The use case is pretty clear I guess. You want to observe and react to changes in the collection. If you ever used WPF you know what I am talking about.
HashSet
Since HashSet
only has unique elements, its internal structure is optimized for faster searches. It also doesn't make sense to use foreach
over an HashSet
even though that is valid syntax. A set is defined by having no order, using foreach
imposes order to some extent.
When to use?
As said above. If you have an internal API that greatly benefits from that data structure, you can use that. To some extent, the same applies to ISet
.
SortedSet
A SortedSet
is also an ISet
with the difference of having a specified order. It kind of behaves like a List
without having duplicates and without the ability to access a random index via mySet[1]
. But it provides you functions like Min
and Max
that have a big O notation of log(n).
When to use?
Never ever came across that in my career 😄.
ConcurrentBag
The ConcurrentBag
as well as the other concurrent types are used in a multi-threaded scenario where multiple threads might access or read from the type. A bag is a collection that can have duplicated items (in contrast to a set for example) but the order is not defined. You might wonder why is not a ConcurrentList
? And the answer is simple: A list has an order. What is the order if two or more threads simultaneously add an item to that list? Therefore we have a bag.
When to use?
You are in a scenario where multiple threads can read or write to the collection and you need a thread-safe way to handle that.
Stack
A stack gives you an easy way of modeling "Last in First out" behavior. So the last element you put into the Stack
is the first one coming out.
var stack = new Stack<int>();
stack.Push(2);
stack.Push(3);
Console.WriteLine(stack.Pop()); // Prints 3
When to use?
Every time you need this "Last in First out" behavior.
## Queue
Like a real queue in the real world, the first thing put into the queue is also the first thing coming out again.
var queue = new Queue<int>();
queue.Enqueue(2);
queue.Enqueue(3);
Console.WriteLine(queue.Dequeue()); // Prints 2
When to use?
Every time you need this "First in First out" behavior.
Span
and ReadOnlySpan
Now we are in a very special place here. Span
and ReadOnlySpan
are not really collections (like an array). They just represent a contiguous block of memory that is not managed by the Garbage Collector. It offers functions so that you can enumerate through them. I have an article that goes deeper into that topic: "Create a low allocation and faster StringBuilder - Span in Action".

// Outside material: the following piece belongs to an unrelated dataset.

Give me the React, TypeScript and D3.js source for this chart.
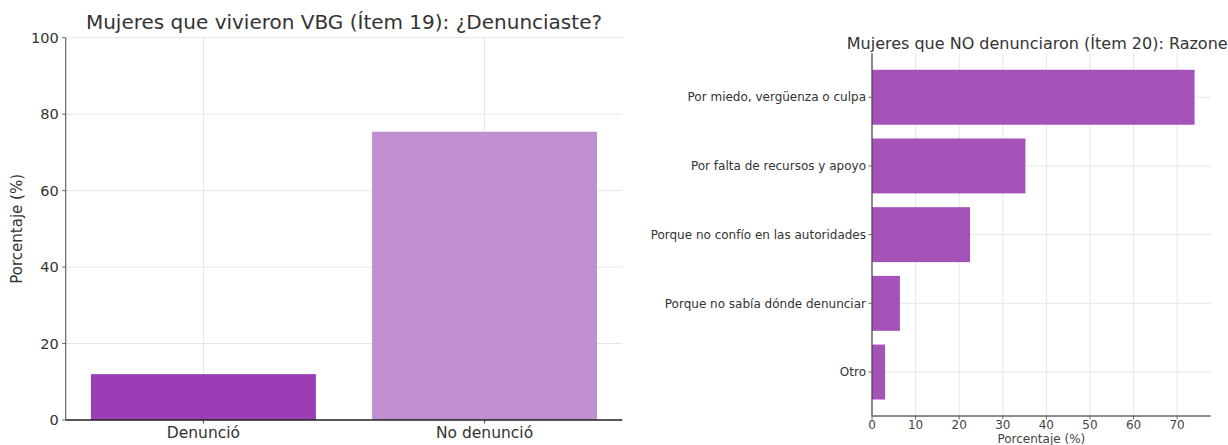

Here is also a big difference between let's say List
and IList
. I said earlier that List
gives you the guarantee that you have a contiguous block of memory, so you can easily create an object which spans that memory block. The .NET Framework has helper methods for that:
CollectionsMarshal.AsSpan(myList);
CollectionsMarshal.AsSpan()
does take only List
as argument and not IList
.
When to use?
Every time you are in a high-performance scenario (paired with the least amount of allocations possible) Span
and ReadOnlySpan
are your friends.
Conclusion
There are lots and lots of interfaces and implementations in .NET. My general advise is to take the appropriate interface for public-facing API for sure. For internal and private APIs it is a bit up to you. In the end, you want to make your intent clear. Try to use interfaces as much as possible and only rely on concrete implementations if you have to.